# Aim:
Quote, line for line, the entries from the first through the one containing "ax = fig.add_axes([0.1013, 0.1919, 0.8712, 0.7806])". Pictures are left out.

# Data provided:

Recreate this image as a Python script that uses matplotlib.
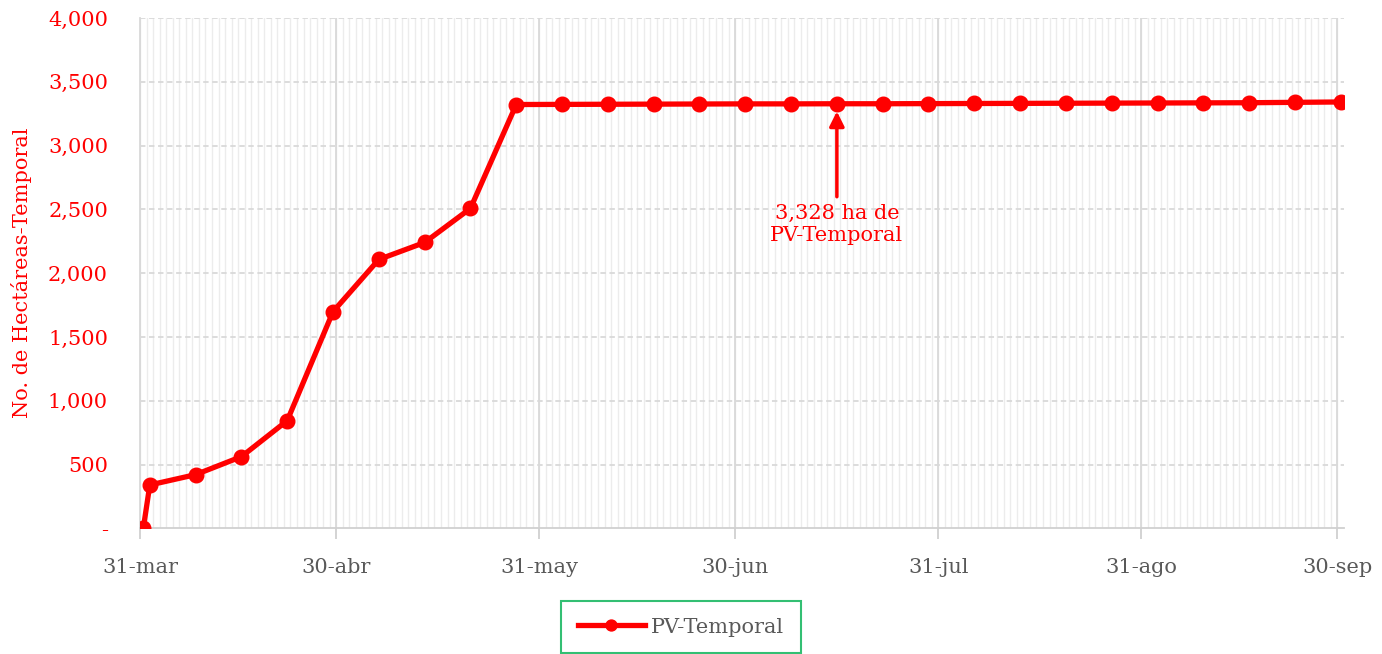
import matplotlib
matplotlib.use("Agg")
import matplotlib.pyplot as plt
import matplotlib.dates as mdates
import pandas as pd

# ----- DATA -----
fechas = ["2023-03-31", "2023-04-01", "2023-04-08", "2023-04-15", "2023-04-22",
          "2023-04-29", "2023-05-06", "2023-05-13", "2023-05-20", "2023-05-27",
          "2023-06-03", "2023-06-10", "2023-06-17", "2023-06-24", "2023-07-01",
          "2023-07-08", "2023-07-15", "2023-07-22", "2023-07-29", "2023-08-05",
          "2023-08-12", "2023-08-19", "2023-08-26", "2023-09-02", "2023-09-09",
          "2023-09-16", "2023-09-23", "2023-09-30"]
hectareas = [0, 341, 422, 563, 845,
             1699, 2108, 2241, 2508, 3322,
             3323, 3324, 3325, 3326, 3327,
             3327, 3328, 3328, 3329, 3330,
             3331, 3332, 3333, 3334, 3335,
             3336, 3339, 3342]

tick_fechas = ["2023-03-31", "2023-04-30", "2023-05-31", "2023-06-30",
               "2023-07-31", "2023-08-31", "2023-09-30"]
tick_labels = ["31-mar", "30-abr", "31-may", "30-jun", "31-jul", "31-ago", "30-sep"]

anot_fecha = "2023-07-15"
anot_valor = 3328
anot_texto = "3,328 ha de\nPV-Temporal"

# ----- STYLE -----
RED = "#FF0000"
GRAY_TXT = "#595959"
plt.rcParams["font.family"] = ["DejaVu Serif"]

x = mdates.date2num(pd.to_datetime(fechas))
xt = mdates.date2num(pd.to_datetime(tick_fechas))

fig = plt.figure(figsize=(13.82, 6.54), dpi=100)
ax = fig.add_axes([0.1013, 0.1919, 0.8712, 0.7806])

# daily minor grid
for d in range(int(x[0]), int(x[-1]) + 1):
    ax.axvline(d - 0.5, color="#ececec", lw=1.0, zorder=0)
for t in xt:
    ax.axvline(t - 0.5, color="#d9d9d9", lw=1.3, zorder=0.5)
for v in range(500, 4001, 500):
    ax.axhline(v, color="#d9d9d9", lw=1.3, ls=(0, (3, 2)), zorder=0.5)

ax.plot(x, hectareas, color=RED, lw=3.8, marker="o", markersize=10.5,
        label="PV-Temporal", zorder=3)

ax.annotate(anot_texto,
            xy=(mdates.date2num(pd.Timestamp(anot_fecha)), anot_valor - 60),
            xytext=(mdates.date2num(pd.Timestamp(anot_fecha)), 2545),
            ha="center", va="top", color=RED, fontsize=15,
            linespacing=1.2,
            arrowprops=dict(arrowstyle="-|>", color=RED, lw=2.5,
                            mutation_scale=22, shrinkA=3, shrinkB=0))

ax.set_xlim(x[0] - 0.5, x[-1] + 0.5)
ax.set_ylim(0, 4000)
ax.set_xticks(xt - 0.5)
ax.set_xticklabels(tick_labels)
ax.set_yticks(range(0, 4001, 500))
ax.set_yticklabels(["-"] + [f"{v:,}" for v in range(500, 4001, 500)])

ax.tick_params(axis="x", colors="#d0d0d0", labelcolor=GRAY_TXT, labelsize=15,
               length=8, width=1.3, pad=13)
ax.tick_params(axis="y", length=0, labelcolor=RED, labelsize=15, pad=23)

for s in ["top", "right"]:
    ax.spines[s].set_visible(False)
ax.spines["left"].set_color("#d9d9d9")
ax.spines["bottom"].set_color("#d0d0d0")
ax.spines["left"].set_linewidth(1.3)
ax.spines["bottom"].set_linewidth(1.3)

ax.set_ylabel("No. de Hectáreas-Temporal", color=RED, fontsize=15)
ax.yaxis.set_label_coords(-0.090, 0.5)

leg = ax.legend(loc="center", bbox_to_anchor=(0.4928, 0.041),
                bbox_transform=fig.transFigure, frameon=True, fancybox=False,
                fontsize=15, handlelength=3.2, borderpad=0.8, markerscale=0.75,
                borderaxespad=0, handletextpad=0.3)
leg.get_frame().set_edgecolor("#00B050")
leg.get_frame().set_linewidth(1.5)
for t in leg.get_texts():
    t.set_color(GRAY_TXT)

fig.savefig("out.png", dpi=100)
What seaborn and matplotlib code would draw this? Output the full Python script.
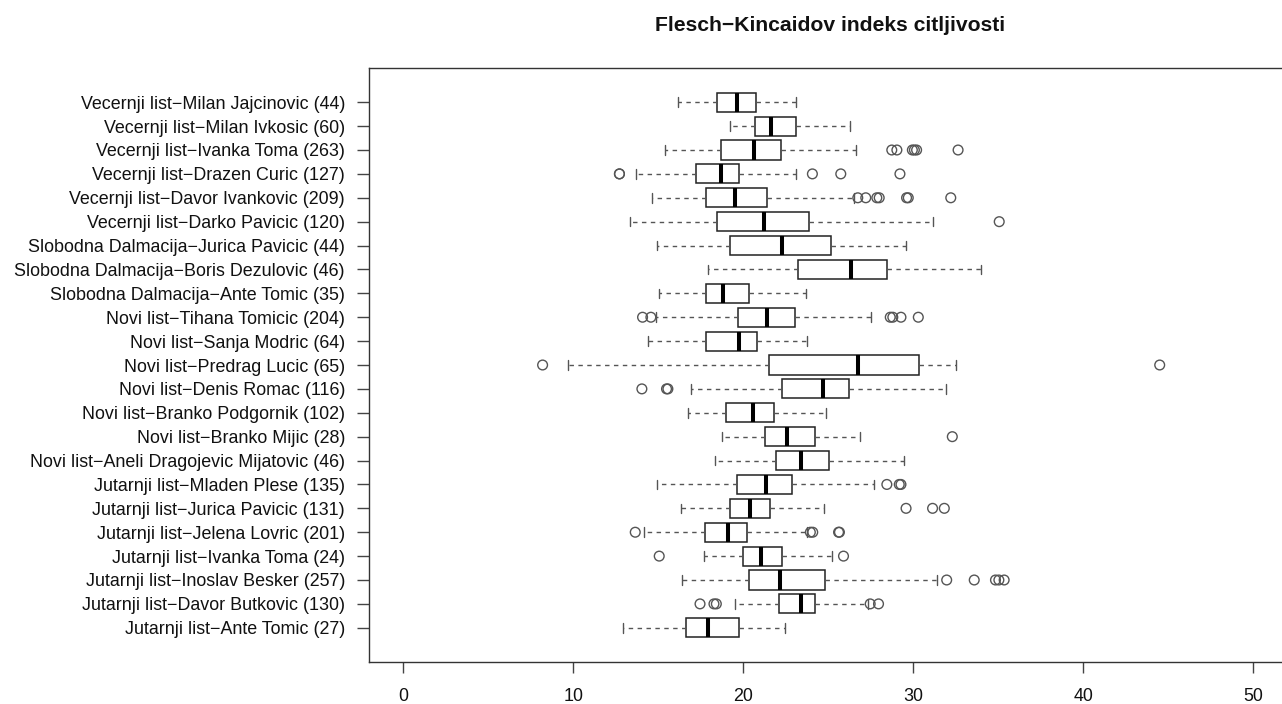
import numpy as np
import pandas as pd
import seaborn as sns
import matplotlib
matplotlib.use("Agg")
import matplotlib.pyplot as plt

# ---- data (top row first) ----
labels = [
    "Vecernji list\u2212Milan Jajcinovic (44)",
    "Vecernji list\u2212Milan Ivkosic (60)",
    "Vecernji list\u2212Ivanka Toma (263)",
    "Vecernji list\u2212Drazen Curic (127)",
    "Vecernji list\u2212Davor Ivankovic (209)",
    "Vecernji list\u2212Darko Pavicic (120)",
    "Slobodna Dalmacija\u2212Jurica Pavicic (44)",
    "Slobodna Dalmacija\u2212Boris Dezulovic (46)",
    "Slobodna Dalmacija\u2212Ante Tomic (35)",
    "Novi list\u2212Tihana Tomicic (204)",
    "Novi list\u2212Sanja Modric (64)",
    "Novi list\u2212Predrag Lucic (65)",
    "Novi list\u2212Denis Romac (116)",
    "Novi list\u2212Branko Podgornik (102)",
    "Novi list\u2212Branko Mijic (28)",
    "Novi list\u2212Aneli Dragojevic Mijatovic (46)",
    "Jutarnji list\u2212Mladen Plese (135)",
    "Jutarnji list\u2212Jurica Pavicic (131)",
    "Jutarnji list\u2212Jelena Lovric (201)",
    "Jutarnji list\u2212Ivanka Toma (24)",
    "Jutarnji list\u2212Inoslav Besker (257)",
    "Jutarnji list\u2212Davor Butkovic (130)",
    "Jutarnji list\u2212Ante Tomic (27)",
]

whisk_lo = [16.17, 19.23, 15.39, 13.72, 14.63, 13.37, 14.94, 17.93, 15.04, 14.86, 14.41, 9.68,
            16.91, 16.75, 18.73, 18.32, 14.94, 16.32, 14.18, 17.69, 16.38, 19.49, 12.94]
q1 = [18.48, 20.67, 18.71, 17.24, 17.83, 18.48, 19.20, 23.22, 17.83, 19.70, 17.83, 21.51,
      22.29, 19.01, 21.31, 21.94, 19.61, 19.20, 17.73, 19.98, 20.33, 22.10, 16.66]
median = [19.64, 21.64, 20.63, 18.68, 19.49, 21.25, 22.29, 26.35, 18.81, 21.41, 19.74, 26.78,
          24.67, 20.57, 22.60, 23.42, 21.35, 20.39, 19.10, 21.06, 22.14, 23.38, 17.93]
q3 = [20.73, 23.10, 22.23, 19.78, 21.41, 23.89, 25.18, 28.45, 20.33, 23.07, 20.82, 30.36,
      26.25, 21.84, 24.20, 25.03, 22.87, 21.55, 20.23, 22.29, 24.79, 24.20, 19.74]
whisk_hi = [23.10, 26.31, 26.62, 23.10, 26.49, 31.18, 29.56, 33.96, 23.71, 27.53, 23.75, 32.52,
            31.91, 24.87, 26.90, 29.48, 27.72, 24.73, 23.75, 25.22, 31.42, 27.37, 22.48]
outliers = [
    [],
    [],
    [28.74, 29.04, 29.95, 30.07, 30.20, 32.64],
    [12.72, 12.72, 24.07, 25.74, 29.22],
    [26.74, 27.21, 27.86, 28.00, 29.61, 29.71, 32.21],
    [35.06],
    [],
    [],
    [],
    [14.08, 14.57, 28.65, 28.80, 29.28, 30.30],
    [],
    [8.20, 44.50],
    [14.04, 15.49, 15.57],
    [],
    [32.30],
    [],
    [28.45, 29.18, 29.28],
    [29.58, 31.14, 31.83],
    [13.65, 23.95, 24.09, 25.61, 25.66],
    [15.06, 25.90],
    [31.97, 33.59, 34.84, 35.04, 35.35],
    [17.46, 18.28, 18.42, 27.47, 27.96],
    [],
]
x_ticks = [0, 10, 20, 30, 40, 50]
title = "Flesch\u2212Kincaidov indeks citljivosti"

# ---- tables for seaborn ----
box_rows = []
for lab, a, b, c, d, e in zip(labels, whisk_lo, q1, median, q3, whisk_hi):
    for v in (a, b, c, d, e):
        box_rows.append((lab, v))
box_df = pd.DataFrame(box_rows, columns=["author", "fk"])

out_rows = [(lab, v) for lab, vals in zip(labels, outliers) for v in vals]
out_df = pd.DataFrame(out_rows, columns=["author", "fk"])

# ---- figure ----
sns.set_style("white")
plt.rcParams["font.family"] = ["Liberation Sans", "DejaVu Sans"]

W, H = 1282, 704
fig = plt.figure(figsize=(W / 100, H / 100), dpi=100)
ax = fig.add_axes([369.2 / W, (H - 661.7) / H, 918.0 / W, (661.7 - 68.3) / H])

sns.boxplot(
    data=box_df, x="fk", y="author", order=labels, orient="y",
    whis=(0, 100), width=0.8, color="white", linecolor="#222222",
    linewidth=1.1, showfliers=False,
    medianprops=dict(color="black", linewidth=2.9),
    whiskerprops=dict(color="#555555", linestyle=(0, (3.2, 3.2)), linewidth=1.0),
    capprops=dict(color="#555555", linewidth=1.0),
    ax=ax,
)
sns.stripplot(
    data=out_df, x="fk", y="author", order=labels, orient="y",
    jitter=False, size=7, color="white", edgecolor="#555555", linewidth=1.0,
    ax=ax,
)
for coll in ax.collections:
    coll.set_facecolor("none")

ax.set_xlim(-2, 52)
ax.set_ylim(len(labels) - 1 + 1.42, -1.42)
ax.set_xticks(x_ticks)
ax.set_xticklabels([str(t) for t in x_ticks])
ax.set_xlabel("")
ax.set_ylabel("")

for s in ax.spines.values():
    s.set_visible(True)
    s.set_color("#333333")
    s.set_linewidth(1.0)
ax.spines["right"].set_visible(False)

ax.tick_params(axis="x", length=8, width=1, color="#444444", labelsize=12.9,
               pad=11, labelcolor="#111111", direction="out", bottom=True)
ax.tick_params(axis="y", length=9, width=1, color="#444444", labelsize=12.9,
               pad=8.5, labelcolor="#111111", direction="out", left=True)

fig.text(829.6 / W, 1 - 31 / H, title, ha="center", va="baseline",
         fontsize=15.2, fontweight="bold", color="#111111")

fig.savefig("out.png", dpi=100)
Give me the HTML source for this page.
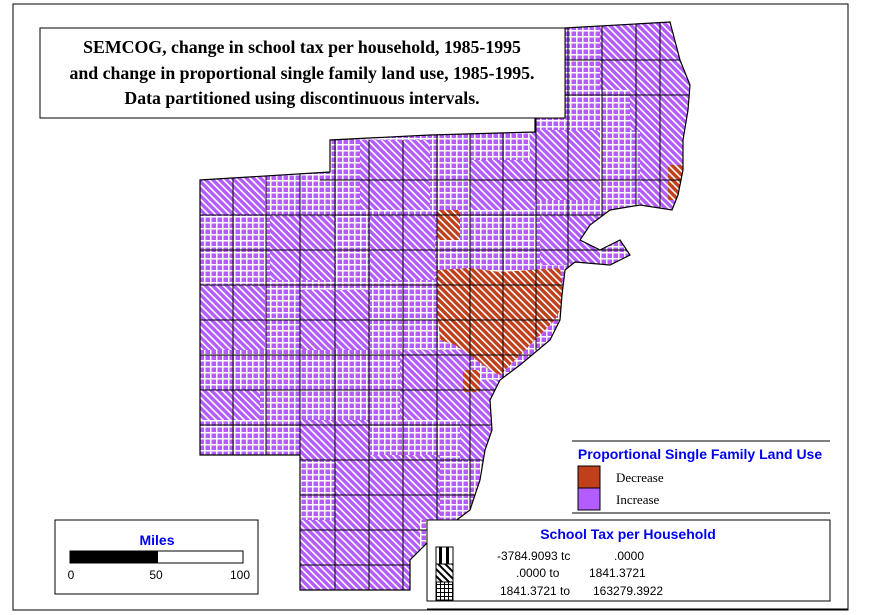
<!DOCTYPE html>
<html><head><meta charset="utf-8"><style>
body{margin:0;background:#fff}
svg{display:block}
</style></head><body>
<svg width="886" height="615" viewBox="0 0 886 615" xmlns="http://www.w3.org/2000/svg">
<defs>
<pattern id="grid" width="6" height="6" patternUnits="userSpaceOnUse">
<rect width="6" height="6" fill="#b35cff"/>
<rect x="0" y="0" width="6" height="1.5" fill="#fff"/>
<rect x="0" y="0" width="1.5" height="6" fill="#fff"/>
</pattern>
<pattern id="diag" width="5" height="5" patternUnits="userSpaceOnUse" patternTransform="rotate(-45)">
<rect width="5" height="5" fill="#b35cff"/>
<rect x="0" y="0" width="1.6" height="5" fill="#fff"/>
</pattern>
<pattern id="odiag" width="5" height="5" patternUnits="userSpaceOnUse" patternTransform="rotate(-45)">
<rect width="5" height="5" fill="#c0401c"/>
<rect x="0" y="0" width="1.6" height="5" fill="#fff"/>
</pattern>
<pattern id="bdiag" width="5" height="5" patternUnits="userSpaceOnUse" patternTransform="rotate(-45)">
<rect width="5" height="5" fill="#fff"/>
<rect x="0" y="0" width="2" height="5" fill="#000"/>
</pattern>
<pattern id="bgrid" width="4" height="4" patternUnits="userSpaceOnUse">
<rect width="4" height="4" fill="#fff"/>
<rect width="4" height="1" fill="#000"/><rect width="1" height="4" fill="#000"/>
</pattern>
<clipPath id="map"><path id="mp" d="M565,28 L670,22 L680,60 L690,85 L688,110 L683,140 L683,170 L678,195 L672,210 L640,205 L610,210 L590,225 L580,240 L600,250 L620,240 L630,255 L610,265 L575,262 L565,270 L562,295 L560,320 L550,340 L520,365 L500,380 L490,400 L492,430 L485,450 L480,480 L470,510 L430,540 L410,560 L410,590 L300,590 L300,455 L200,455 L200,180 L330,172 L330,140 L430,135 L535,132 L535,118 L565,118 Z"/></clipPath>
</defs>
<rect x="13" y="4" width="835" height="606" fill="#fff" stroke="#000" stroke-width="1"/>
<g clip-path="url(#map)">
<rect x="190" y="15" width="510" height="590" fill="url(#grid)"/>
<path fill="url(#diag)" d="M600,20 L700,20 L700,130 L630,130 L630,90 L600,90 Z M530,130 L600,130 L600,200 L530,200 Z M640,130 L700,130 L700,215 L640,215 Z M200,175 L265,175 L265,215 L200,215 Z M360,140 L430,140 L430,210 L360,210 Z M470,160 L535,160 L535,210 L470,210 Z M200,285 L265,285 L265,350 L200,350 Z M270,215 L335,215 L335,280 L270,280 Z M300,290 L370,290 L370,350 L300,350 Z M370,215 L435,215 L435,280 L370,280 Z M200,390 L260,390 L260,420 L200,420 Z M300,420 L370,420 L370,460 L300,460 Z M400,350 L470,350 L470,420 L400,420 Z M335,455 L440,455 L440,520 L335,520 Z M300,520 L420,520 L420,600 L300,600 Z M460,380 L500,380 L500,460 L460,460 Z M540,215 L600,215 L600,265 L540,265 Z"/>
<path fill="url(#odiag)" d="M437,270 L470,268 L500,272 L560,268 L565,300 L555,320 L540,335 L515,360 L500,375 L490,370 L470,355 L455,345 L440,340 L437,310 Z M437,210 L460,210 L460,240 L437,240 Z M463,370 L480,370 L480,392 L463,392 Z M668,165 L684,165 L684,200 L668,200 Z"/>
<g stroke="#000" stroke-width="1" fill="none">
<path d="M233,170V460 M266,170V460 M300,140V600 M335,140V600 M369,140V600 M403,140V600 M437,130V600 M470,130V600 M503,130V400 M536,20V350 M568,20V270 M602,20V220 M636,20V210 M660,20V220"/>
<path d="M190,215H700 M190,250H700 M190,285H600 M190,320H580 M190,355H560 M190,390H520 M190,425H500 M300,460H500 M300,495H500 M300,530H480 M300,565H440 M520,60H700 M520,95H700 M320,180H700"/>
</g>
</g>
<use href="#mp" fill="none" stroke="#000" stroke-width="1.2"/>
<rect x="40" y="28" width="525" height="90" fill="#fff" stroke="#000"/>
<g font-family="Liberation Serif,serif" font-weight="bold" font-size="17.8" text-anchor="middle" fill="#000">
<text x="302" y="53">SEMCOG, change in school tax per household, 1985-1995</text>
<text x="302" y="79">and change in proportional single family land use, 1985-1995.</text>
<text x="302" y="104">Data partitioned using discontinuous intervals.</text>
</g>
<line x1="572" y1="441" x2="830" y2="441" stroke="#000"/>
<text x="700" y="459" font-family="Liberation Sans,sans-serif" font-weight="bold" font-size="14" fill="#0000ee" text-anchor="middle">Proportional Single Family Land Use</text>
<rect x="578" y="466" width="22" height="22" fill="#c0401c" stroke="#000"/>
<rect x="578" y="488" width="22" height="22" fill="#b35cff" stroke="#000"/>
<g font-family="Liberation Serif,serif" font-size="13" fill="#000">
<text x="616" y="482">Decrease</text><text x="616" y="504">Increase</text>
</g>
<line x1="572" y1="513" x2="830" y2="513" stroke="#000"/>
<rect x="427" y="520" width="403" height="81" fill="#fff" stroke="#000"/>
<text x="628" y="539" font-family="Liberation Sans,sans-serif" font-weight="bold" font-size="14" fill="#0000ee" text-anchor="middle">School Tax per Household</text>
<rect x="436" y="547" width="17" height="17" fill="#fff" stroke="#000"/>
<rect x="439" y="547" width="3" height="17" fill="#000"/><rect x="446" y="547" width="3" height="17" fill="#000"/>
<rect x="436" y="564" width="17" height="18" fill="url(#bdiag)" stroke="#000"/>
<rect x="436" y="582" width="17" height="18" fill="url(#bgrid)" stroke="#000"/>
<g font-family="Liberation Sans,sans-serif" font-size="12" fill="#000">
<text x="497" y="560">-3784.9093 tc</text><text x="614" y="560">.0000</text>
<text x="516" y="577">.0000 to</text><text x="589" y="577">1841.3721</text>
<text x="500" y="595">1841.3721 to</text><text x="593" y="595">163279.3922</text>
</g>
<line x1="427" y1="609" x2="848" y2="609" stroke="#000"/>
<rect x="55" y="520" width="203" height="74" fill="#fff" stroke="#000"/>
<text x="157" y="545" font-family="Liberation Sans,sans-serif" font-weight="bold" font-size="14" fill="#0000ee" text-anchor="middle">Miles</text>
<rect x="70" y="551" width="173" height="12" fill="#fff" stroke="#000"/>
<rect x="70" y="551" width="88" height="12" fill="#000"/>
<g font-family="Liberation Sans,sans-serif" font-size="12" fill="#000" text-anchor="middle">
<text x="71" y="579">0</text><text x="156" y="579">50</text><text x="240" y="579">100</text>
</g>
</svg>
</body></html>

# Correct answer:
Recreate this image as a Python script that uses matplotlib.
import matplotlib
matplotlib.use("Agg")
import matplotlib.pyplot as plt
import matplotlib.dates as mdates
import pandas as pd

# ----- DATA -----
fechas = ["2023-03-31", "2023-04-01", "2023-04-08", "2023-04-15", "2023-04-22",
          "2023-04-29", "2023-05-06", "2023-05-13", "2023-05-20", "2023-05-27",
          "2023-06-03", "2023-06-10", "2023-06-17", "2023-06-24", "2023-07-01",
          "2023-07-08", "2023-07-15", "2023-07-22", "2023-07-29", "2023-08-05",
          "2023-08-12", "2023-08-19", "2023-08-26", "2023-09-02", "2023-09-09",
          "2023-09-16", "2023-09-23", "2023-09-30"]
hectareas = [0, 341, 422, 563, 845,
             1699, 2108, 2241, 2508, 3322,
             3323, 3324, 3325, 3326, 3327,
             3327, 3328, 3328, 3329, 3330,
             3331, 3332, 3333, 3334, 3335,
             3336, 3339, 3342]

tick_fechas = ["2023-03-31", "2023-04-30", "2023-05-31", "2023-06-30",
               "2023-07-31", "2023-08-31", "2023-09-30"]
tick_labels = ["31-mar", "30-abr", "31-may", "30-jun", "31-jul", "31-ago", "30-sep"]

anot_fecha = "2023-07-15"
anot_valor = 3328
anot_texto = "3,328 ha de\nPV-Temporal"

# ----- STYLE -----
RED = "#FF0000"
GRAY_TXT = "#595959"
plt.rcParams["font.family"] = ["DejaVu Serif"]

x = mdates.date2num(pd.to_datetime(fechas))
xt = mdates.date2num(pd.to_datetime(tick_fechas))

fig = plt.figure(figsize=(13.82, 6.54), dpi=100)
ax = fig.add_axes([0.1013, 0.1919, 0.8712, 0.7806])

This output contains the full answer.